Hearing Creon speak of his youth and how she should marry Haemon and be happy are important clues for Antigone that help her to keep her resolve just when Creon has deflated her idealism. She admits she loves the young Haemon, but if he is going to “be worn away like a stone” (p. 57), like Creon, she doesn’t want to live to see it. She wants more than Creon does: “I want everything of life. . . . I want it total, complete: otherwise, I reject it” (p. 58). Antigone identifies herself with her father “of the tribe that asks questions” (p. 58). Her father lived passionately and became beautiful when all questions had been answered and he had lost all hope; then he accepted his fate and was at peace. Creon she calls a mere “cook” and tells him to get into the back kitchen (p. 59).

 

Antigone’s argument that Creon has sold out is potent. He admits he has always been waiting to debate with some young man who would come to assassinate him, why he had made this choice to become a tyrant. He didn’t think the young man would turn out to be Antigone. The young man Creon has been waiting to debate with, to justify his choices in life, is actually his own youthful self. He admits that Antigone is the voice of “a lad named Creon” (p. 56) who also had ideas of self-sacrifice. Antigone is Creon’s own inner voice, what he gave up with his youth.
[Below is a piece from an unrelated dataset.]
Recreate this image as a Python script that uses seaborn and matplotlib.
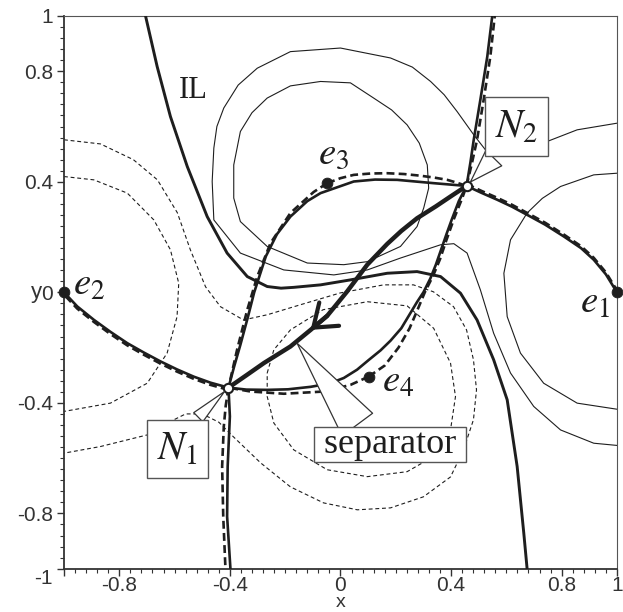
import matplotlib
matplotlib.use("Agg")
import matplotlib.pyplot as plt
import seaborn as sns
from matplotlib.ticker import FixedLocator, MultipleLocator

# ---- values (plot units) ----
# sources e1..e4 and null points N1, N2
charge_x = [1.0, -1.0, -0.048, 0.102]
charge_y = [0.0, 0.0, 0.395, -0.305]
null_x = [-0.405, 0.456]
null_y = [-0.345, 0.385]

# polarity inversion line (IL)
il_x = [-0.705, -0.663, -0.615, -0.554, -0.482, -0.41, -0.337, -0.265, -0.215, -0.169, -0.072, 0.036,
        0.169, 0.277, 0.362, 0.434, 0.494, 0.554, 0.603, 0.639, 0.663, 0.675]
il_y = [1.0, 0.817, 0.636, 0.455, 0.274, 0.142, 0.057, 0.021, 0.015, 0.018, 0.027, 0.045,
        0.069, 0.075, 0.057, -0.003, -0.1, -0.244, -0.389, -0.63, -0.871, -1.0]

# thin solid contours (positive)
pos_outer_x = [1.0, 0.856, 0.748, 0.633, 0.524, 0.482, 0.422, 0.375, 0.326, 0.26, 0.181, 0.0, -0.181,
               -0.301, -0.37, -0.422, -0.447, -0.458, -0.464, -0.458, -0.362, -0.205, -0.024, 0.097,
               0.217, 0.362, 0.41, 0.458, 0.506, 0.554, 0.615, 0.699, 0.796, 0.916, 1.0]
pos_outer_y = [0.612, 0.588, 0.546, 0.527, 0.516, 0.57, 0.654, 0.715, 0.763, 0.815, 0.848, 0.884, 0.871,
               0.811, 0.75, 0.667, 0.6, 0.522, 0.401, 0.262, 0.142, 0.081, 0.063, 0.081,
               0.124, 0.172, 0.176, 0.142, 0.009, -0.148, -0.292, -0.413, -0.498, -0.546, -0.554]
pos_e3_x = [-0.072, 0.036, 0.12, 0.185, 0.241, 0.285, 0.314, 0.319, 0.301, 0.277, 0.217, 0.097, 0.012,
            -0.12, -0.265, -0.362, -0.386, -0.386, -0.362, -0.32, -0.265, -0.181, -0.072]
pos_e3_y = [0.763, 0.758, 0.703, 0.66, 0.606, 0.54, 0.461, 0.377, 0.305, 0.238, 0.166, 0.111, 0.1,
            0.106, 0.166, 0.256, 0.341, 0.461, 0.582, 0.65, 0.703, 0.747, 0.763]
pos_e1_x = [1.0, 0.916, 0.796, 0.73, 0.675, 0.615, 0.591, 0.603, 0.651, 0.735, 0.856, 1.0]
pos_e1_y = [0.431, 0.425, 0.383, 0.34, 0.287, 0.19, 0.069, -0.088, -0.22, -0.329, -0.401, -0.423]

# thin dashed contours (negative)
neg_e2_x = [-1.0, -0.892, -0.771, -0.675, -0.615, -0.585, -0.591, -0.627, -0.699, -0.832, -1.0]
neg_e2_y = [0.419, 0.407, 0.359, 0.262, 0.154, 0.033, -0.088, -0.22, -0.329, -0.401, -0.431]
neg_outer_x = [-1.0, -0.868, -0.749, -0.662, -0.59, -0.543, -0.488, -0.434, -0.351, -0.264, -0.145, 0.0,
               0.156, 0.264, 0.336, 0.409, 0.456, 0.481, 0.492, 0.481, 0.445, 0.398, 0.3, 0.181, 0.061,
               -0.061, -0.181, -0.289, -0.387, -0.44, -0.5, -0.56, -0.62, -0.699, -0.868, -1.0]
neg_outer_y = [0.552, 0.537, 0.48, 0.407, 0.288, 0.154, 0.02, -0.052, -0.1, -0.081, -0.045, -0.002,
               0.027, 0.027, 0.002, -0.052, -0.136, -0.244, -0.353, -0.461, -0.57, -0.668, -0.74, -0.78,
               -0.787, -0.762, -0.704, -0.617, -0.523, -0.47, -0.44, -0.44, -0.47, -0.516, -0.558, -0.582]
neg_e4_x = [-0.265, -0.241, -0.181, -0.063, 0.097, 0.241, 0.337, 0.398, 0.416, 0.398, 0.337, 0.241, 0.097,
            -0.048, -0.169, -0.241, -0.265, -0.265]
neg_e4_y = [-0.292, -0.208, -0.136, -0.063, -0.034, -0.049, -0.13, -0.256, -0.377, -0.498, -0.594, -0.649,
            -0.667, -0.642, -0.57, -0.473, -0.377, -0.292]

# thick solid lines through the nulls
e2_n1_x = [-1.0, -0.952, -0.892, -0.832, -0.771, -0.711, -0.651, -0.591, -0.531, -0.47, -0.405]
e2_n1_y = [0.0, -0.051, -0.0995, -0.143, -0.184, -0.218, -0.25, -0.279, -0.305, -0.327, -0.345]
n2_e1_x = [0.456, 0.51, 0.567, 0.62, 0.687, 0.74, 0.808, 0.87, 0.916, 0.96, 1.0]
n2_e1_y = [0.385, 0.36, 0.335, 0.31, 0.274, 0.245, 0.202, 0.16, 0.118, 0.065, 0.0]
lens_up_x = [-0.405, -0.385, -0.362, -0.335, -0.312, -0.27, -0.23, -0.181, -0.12, -0.072, 0.048, 0.125,
             0.205, 0.337, 0.456]
lens_up_y = [-0.345, -0.27, -0.19, -0.09, 0.0, 0.13, 0.21, 0.274, 0.33, 0.359, 0.401, 0.408,
             0.407, 0.395, 0.385]
lens_low_x = [-0.405, -0.34, -0.265, -0.19, -0.108, -0.04, 0.012, 0.06, 0.102, 0.145, 0.181, 0.22, 0.25,
              0.277, 0.3, 0.325, 0.345, 0.368, 0.385, 0.402, 0.428, 0.456]
lens_low_y = [-0.345, -0.352, -0.353, -0.351, -0.342, -0.33, -0.31, -0.28, -0.245, -0.21, -0.175, -0.13,
              -0.08, -0.035, 0.0, 0.05, 0.1, 0.166, 0.215, 0.262, 0.33, 0.385]
bot_n1_x = [-0.398, -0.41, -0.408, -0.40, -0.405]
bot_n1_y = [-1.0, -0.811, -0.63, -0.449, -0.345]
n2_top_x = [0.456, 0.47, 0.482, 0.506, 0.531, 0.549]
n2_top_y = [0.385, 0.47, 0.552, 0.697, 0.853, 1.0]

# thick dashed lines (spines from the nulls to the sources)
d_e3_n2_x = [-0.048, 0.0, 0.048, 0.11, 0.169, 0.23, 0.289, 0.34, 0.386, 0.42, 0.456]
d_e3_n2_y = [0.395, 0.413, 0.425, 0.43, 0.431, 0.428, 0.422, 0.415, 0.407, 0.397, 0.385]
d_n2_e1_x = [0.456, 0.51, 0.567, 0.62, 0.687, 0.74, 0.808, 0.87, 0.916, 0.96, 1.0]
d_n2_e1_y = [0.392, 0.367, 0.342, 0.317, 0.281, 0.252, 0.209, 0.167, 0.125, 0.072, 0.007]
d_e3_n1_x = [-0.048, -0.097, -0.181, -0.253, -0.301, -0.337, -0.374, -0.405]
d_e3_n1_y = [0.395, 0.363, 0.287, 0.178, 0.057, -0.063, -0.208, -0.345]
d_n1_bot_x = [-0.405, -0.415, -0.422, -0.428, -0.424, -0.416]
d_n1_bot_y = [-0.345, -0.41, -0.486, -0.63, -0.811, -1.0]
d_e4_n1_x = [0.102, 0.036, -0.06, -0.205, -0.325, -0.405]
d_e4_n1_y = [-0.305, -0.335, -0.359, -0.367, -0.359, -0.345]
d_n1_e2_x = [-0.405, -0.47, -0.531, -0.591, -0.651, -0.711, -0.771, -0.832, -0.892, -0.952, -1.0]
d_n1_e2_y = [-0.353, -0.335, -0.313, -0.287, -0.258, -0.226, -0.192, -0.151, -0.107, -0.059, -0.008]
d_e4_n2_x = [0.102, 0.16, 0.21, 0.25, 0.28, 0.305, 0.335, 0.36, 0.38, 0.41, 0.44, 0.456]
d_e4_n2_y = [-0.305, -0.265, -0.2, -0.13, -0.06, 0.0, 0.06, 0.12, 0.18, 0.265, 0.34, 0.385]
d_n2_top_x = [0.456, 0.476, 0.494, 0.518, 0.542, 0.558]
d_n2_top_y = [0.385, 0.47, 0.552, 0.697, 0.853, 1.0]

# separator N2 -> N1
sep_x = [0.456, 0.40, 0.345, 0.277, 0.22, 0.169, 0.097, 0.024, -0.048, -0.108, -0.181, -0.277, -0.34, -0.405]
sep_y = [0.385, 0.348, 0.311, 0.268, 0.222, 0.175, 0.1, 0.003, -0.085, -0.136, -0.196, -0.256, -0.30, -0.345]

ticks = [-1, -0.8, -0.4, 0, 0.4, 0.8, 1]
xtick_labels = ['', '-0.8', '-0.4', '0', '0.4', '0.8', '1']
ytick_labels = ['-1', '-0.8', '-0.4', '0', '0.4', '0.8', '1']

# ---- drawing ----
sns.set_style("white")
plt.rcParams['font.family'] = ['Liberation Sans', 'DejaVu Sans']
plt.rcParams['mathtext.fontset'] = 'stix'
plt.rcParams['axes.unicode_minus'] = False

ink = '#1e1e1e'
fig = plt.figure(figsize=(6.23, 6.12), dpi=100)
ax = fig.add_axes([0.1027, 0.0708, 0.8876, 0.9031])


def curve(x, y, lw, dashes=None, z=3):
    kw = dict(color=ink, linewidth=lw, sort=False, estimator=None, ax=ax, zorder=z)
    if dashes is not None:
        kw['linestyle'] = (0, dashes)
    sns.lineplot(x=x, y=y, **kw)


thin = 0.8
for cx, cy in [(pos_outer_x, pos_outer_y), (pos_e3_x, pos_e3_y), (pos_e1_x, pos_e1_y)]:
    curve(cx, cy, thin, z=2)
for cx, cy in [(neg_e2_x, neg_e2_y), (neg_outer_x, neg_outer_y), (neg_e4_x, neg_e4_y)]:
    curve(cx, cy, thin, dashes=(3.5, 2.5), z=2)

thick = 1.9
curve(il_x, il_y, 2.1)
for cx, cy in [(e2_n1_x, e2_n1_y), (n2_e1_x, n2_e1_y), (lens_up_x, lens_up_y),
               (lens_low_x, lens_low_y), (bot_n1_x, bot_n1_y), (n2_top_x, n2_top_y)]:
    curve(cx, cy, thick)
for cx, cy in [(d_e3_n2_x, d_e3_n2_y), (d_n2_e1_x, d_n2_e1_y), (d_e3_n1_x, d_e3_n1_y),
               (d_n1_bot_x, d_n1_bot_y), (d_e4_n1_x, d_e4_n1_y), (d_n1_e2_x, d_n1_e2_y),
               (d_e4_n2_x, d_e4_n2_y), (d_n2_top_x, d_n2_top_y)]:
    curve(cx, cy, thick, dashes=(3.0, 1.6))

# separator with its arrow head
curve(sep_x, sep_y, 3.2, z=4)
ax.annotate('', xy=(sep_x[9], sep_y[9]), xytext=(sep_x[8], sep_y[8]),
            arrowprops=dict(arrowstyle='->,head_length=0.75,head_width=0.55', color=ink, lw=3,
                            mutation_scale=20, shrinkA=0, shrinkB=0), zorder=4)

sns.scatterplot(x=charge_x, y=charge_y, s=60, color=ink, edgecolor=ink, zorder=6, clip_on=False, ax=ax)
sns.scatterplot(x=null_x, y=null_y, s=45, color='white', edgecolor=ink, linewidth=1.5, zorder=6, ax=ax)

# labels
for lab, (tx, ty) in zip([r'$e_1$', r'$e_2$', r'$e_3$', r'$e_4$'],
                         [(0.868, -0.074), (-0.966, -0.009), (-0.083, 0.465), (0.151, -0.359)]):
    ax.text(tx, ty, lab, fontsize=28, color=ink, ha='left', va='baseline', zorder=7)
ax.text(-0.532, 0.729, 'IL', fontsize=22, family='Liberation Serif', color=ink,
        ha='center', va='center', zorder=7)

box = dict(boxstyle='square,pad=0.25', fc='white', ec='#555555', lw=1.0)
ax.annotate(r'$N_2$', xy=(null_x[1], null_y[1]), xytext=(0.638, 0.60), fontsize=29, color=ink,
            ha='center', va='center', bbox=box, zorder=7,
            arrowprops=dict(arrowstyle='wedge,tail_width=0.55,shrink_factor=0.5', fc='white',
                            ec='#333333', lw=0.9, relpos=(0.25, 0.0), shrinkB=4))
ax.annotate(r'$N_1$', xy=(null_x[0], null_y[0]), xytext=(-0.59, -0.566), fontsize=29, color=ink,
            ha='center', va='center', bbox=box, zorder=7,
            arrowprops=dict(arrowstyle='wedge,tail_width=0.32,shrink_factor=0.5', fc='white',
                            ec='#333333', lw=0.9, relpos=(0.7, 1.0), shrinkB=4))
ax.annotate(' separator ', xy=(-0.157, -0.184), xytext=(0.18, -0.552), fontsize=26, color=ink,
            family='Liberation Serif', ha='center', va='center', zorder=7,
            bbox=dict(boxstyle='square,pad=0.03', fc='white', ec='#555555', lw=1.0),
            arrowprops=dict(arrowstyle='wedge,tail_width=1.05,shrink_factor=0.5', fc='white',
                            ec='#333333', lw=0.9, relpos=(0.3, 1.0), shrinkB=0))

# axes
ax.set_xlim(-1, 1)
ax.set_ylim(-1, 1)
ax.xaxis.set_major_locator(FixedLocator(ticks))
ax.yaxis.set_major_locator(FixedLocator(ticks))
ax.set_xticklabels(xtick_labels)
ax.set_yticklabels(ytick_labels)
ax.xaxis.set_minor_locator(MultipleLocator(0.04))
ax.yaxis.set_minor_locator(MultipleLocator(0.04))
ax.tick_params(which='major', direction='out', length=5, width=1.0, color='#333333',
               labelsize=15, labelcolor='#333333', pad=3, left=True, bottom=True)
ax.tick_params(axis='x', which='major', pad=0.5)
ax.tick_params(which='minor', direction='out', length=3, width=0.8, color='#333333',
               left=True, bottom=True)
ax.get_yticklabels()[0].set_va('top')

for side in ['left', 'bottom']:
    ax.spines[side].set_linewidth(1.3)
    ax.spines[side].set_color('#333333')
for side in ['top', 'right']:
    ax.spines[side].set_linewidth(0.8)
    ax.spines[side].set_color('#555555')

ax.set_xlabel('x', fontsize=14, color='#333333', va='bottom')
ax.set_ylabel('y', fontsize=16, color='#333333', rotation=0, ha='center', va='center')
ax.xaxis.set_label_coords(0.5, -0.0765)
ax.yaxis.set_label_coords(-0.05, 0.5)

fig.savefig('out.png', dpi=100)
Antigone refuses to give up her life in the way that Creon has, a little at a time. She says, “I spit on your happiness!” (p. 58). She shows him that she is the more powerful because her idealism could catch on with the people, as Ismene demonstrates that she too is ready to die now. He will have to hurry and stamp Antigone out. He gets the point and calls the Guards.

 

Both Creon and Antigone are interesting because they become quite human in this scene. We end up feeling sorry for Creon because Antigone convinces us that it is more powerful to live a life of beauty and integrity and passion than to give in to Creon’s calculated politics. He pictures her brothers as thugs, but he is no better. Antigone is free, even in chains, and Creon is the one who is condemned.